Da quando sono arrivato qui, mi sono accorto che la situazione è sempre più tesa. La politica afghana, dovuta alla guerra, non è mai stata un gioco da ragazzi. Ma questa volta, per davvero, le cose sembrano essere diverse. La criminalità è aumentata, le uccisioni mirate sono ormai su base giornaliera. Hanno anche distribuito delle penne che possono sparare, secondo alcune fonti. Incredibile, roba da James Bond. Ne hanno distribuite in giro. Pagano le persone, che sono allo stremo e senza soldi per uccidere determinati obiettivi. Per 10 mila afghani, poco più di 100 dollari. È uno scenario di guerra, spionaggio vero e proprio.

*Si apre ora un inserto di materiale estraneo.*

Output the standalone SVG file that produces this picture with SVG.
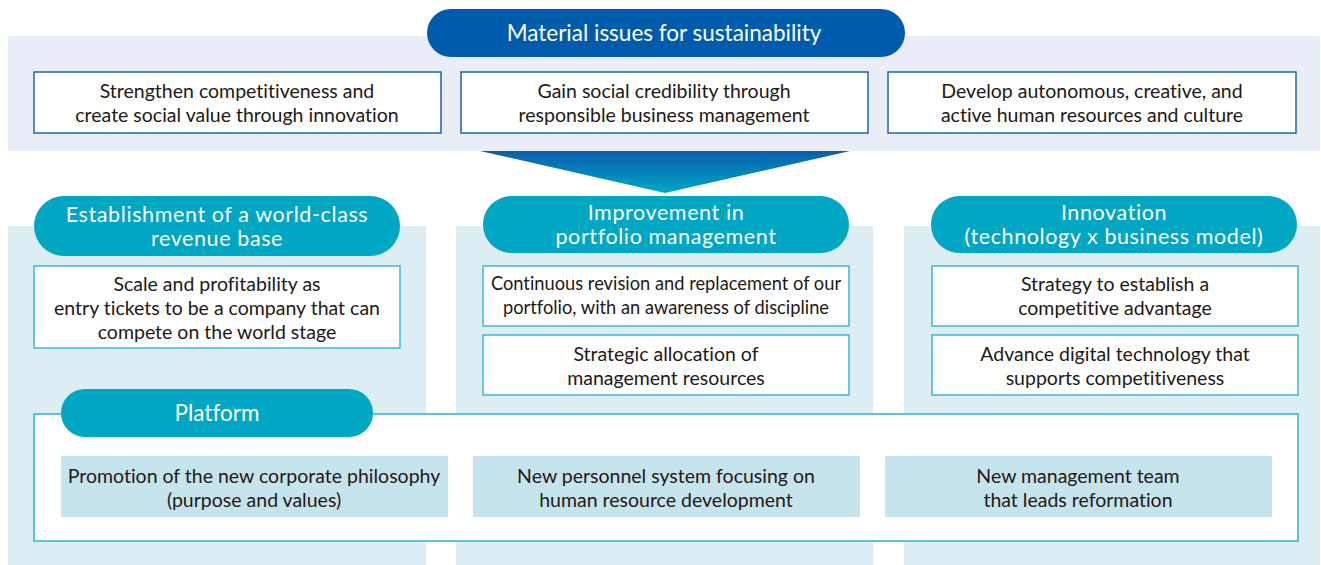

“Ricordi quel giornalista che era andato con i servizi segreti e una missione italiana a seguire un’operazione? Quando sono atterrati a Kabul, lo hanno buttato dall’elicottero sparandogli” dice Shahab. Non si scherza. Si può essere fortunati. Ma perché giocare con la propria vita sapendolo in anticipo? Io sono dell’idea che i giornalisti in prima linea siano indispensabili. Ma sostengono anche che bisogna essere prudenti a volte. Bisogna saper dire di “no”. È difficile resistere al fascino di poter raccontare una storia incredibile, mai raccontata, che potrebbe sollevare un polverone. Ma a volte bisogna fare i conti con la realtà.
L’Afghanistan, sebbene sia un bellissimo paese e sembri apparentemente normale, difatto, non lo è. Nargis mi dice di non uscire la sera, che uccidono persone mirate. Ma ormai il rischio te lo devi prendere.
Molti stranieri si rinchiudono nel green village, nelle basi fortificate per occidentali, piene di muri anti esplosione, soldati a ogni angolo. Solo un razzo (ed è successo) potrebbe distruggere tutto, se proveniente dall’alto. Io mi rifiuto. Così non si vive il paese. Mi sembra assurdo. Allora vivo con gli afghani. Sono stato due giorni in un piccolo albergo nel quartiere business Shahr-e-Naw, che in dari/farsi significa città nuova. Ma mi sono subito spostato da Kabir, un grande amico mio, appena ha avuto lo spazio per accogliermi. Mi ospita insieme a suo cugino, Omar. Vivono a Pol-e-Sorkh,un quartiere della capitale. Sto con loro, condividiamo casa, non ci sono protezioni. È bellissimo perché, anche se non è una casa tradizionale, si è in mezzo alla popolazione e si può imparare la mentalità.
In questi giorni ho avuto un incontro molto particolare. Sono stato faccia a faccia con un talebano. Un pezzo grosso della guerriglia. Una persona molto devota all’Emirato islamico. Ormai non mi fa più effetto. Sembra che ci abbia fatto il callo a queste situazioni. Ma è pur sempre una persona che ha passato anni di torture in prigione e ha combattuto fortemente contro l’occupazione. Non vede gli stranierI di buon occhio anche se tutti coloro che ho incontrato mi hanno ribadito una cosa: “tu vieni qui con la penna. Perché dovrei farti del male? Sono quelli armati he combatto”. Sono persone che da un lato rispetto. Combattono per il loro ideale di libertà e di giustizia. Chi siamo, noi, per giudicare cosa debba pensare uno o l’altro? Shahab, che mi ha aiutato ad organizzare tutto con Mayar Sahib, un altro giornalista, ha pure detto che la leadership talebana sa chi sono io. Sorrido. Ma è importante farsi conoscere e rispettare da tutti i lati. Il lavoro del giornalista, passa prima di tutto attraverso i contatti e l’imparzialità. E io, devo essere sincere, non sempre ci sono riuscito. Ma mi sforzo sempre. Gli errori si commettono ovunque. Ma in Afghanistan, un solo errore è sufficiente per essere messi sulla lista nera. O per sparire.